A angústia popular quanto a um tema ou outro se consolida pela farta exposição e espetacularização na mídia, há tempos fora do domínio dos canais tradicionais de jornalismo. Para além dos fatos, veem-se interpretações de uma infinidade de falsos “especialistas” para todos os temas, com opiniões que inadmitem contestações. Um ambiente no qual mentiras viram verdade, agora com o poderoso auxílio de imagem e voz da Inteligência Artificial.
Talvez por essa multiplicação de canais e pela qualificação das pessoas em caixinhas – direita, esquerda, bolsonaristas, lulistas, independentes … -, as pesquisas de opinião sobre preocupação nacional têm colhido resultados mais acelerados. Alguns, discutíveis.
Poucos dias depois da morte de 4 policiais e 117 “suspeitos” no Alemão e na Penha, a opinião da população pró-megaoperação estava formada e firme. Não só nas comunidades envolvidas, mas em todo o país.
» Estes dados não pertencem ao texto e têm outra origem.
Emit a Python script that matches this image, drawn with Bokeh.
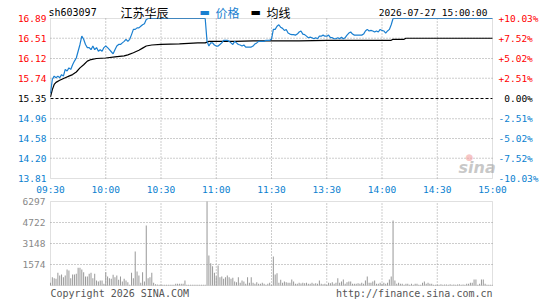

Na semana passada, desceu-se aos detalhes sobre como o brasileiro vê o Projeto Antifacção proposto pelo Governo Lula, em análise na Câmara, e até mesmo se a população era contra ou a favor de equiparar facções criminosas a terrorismo, como se a questão fosse de amplo domínio popular.
Aqui também os dados apurados são didáticos, e deveriam servir de norte aos candidatos que tentam transformar a insegurança da população em porto seguro de votos.
De acordo com a Quaest, 67% da população aprovaram a megaoperação do Rio, mas 55% não gostariam de ter experiência semelhante reproduzida em seus estados. Vale, portanto, a velha máxima: sou a favor da feira livre desde que não seja na minha rua.
Segurança Pública, sem dúvida, é o tema da vez. Há seis meses era inflação. Em eleições passadas, corrupção e saúde. Sabe-se lá o que será em abril ou setembro do ano que vem. Mas uma coisa é certa: as aferições das aflições populares que deveriam funcionar como indicadores para melhorar os serviços prestados só engordam discursos. Costumam não ter qualquer consequência, quanto mais solução, e serem completamente esquecidas quando substituídas pelo drama seguinte. Foi e continuará assim. Resta saber qual será a próxima.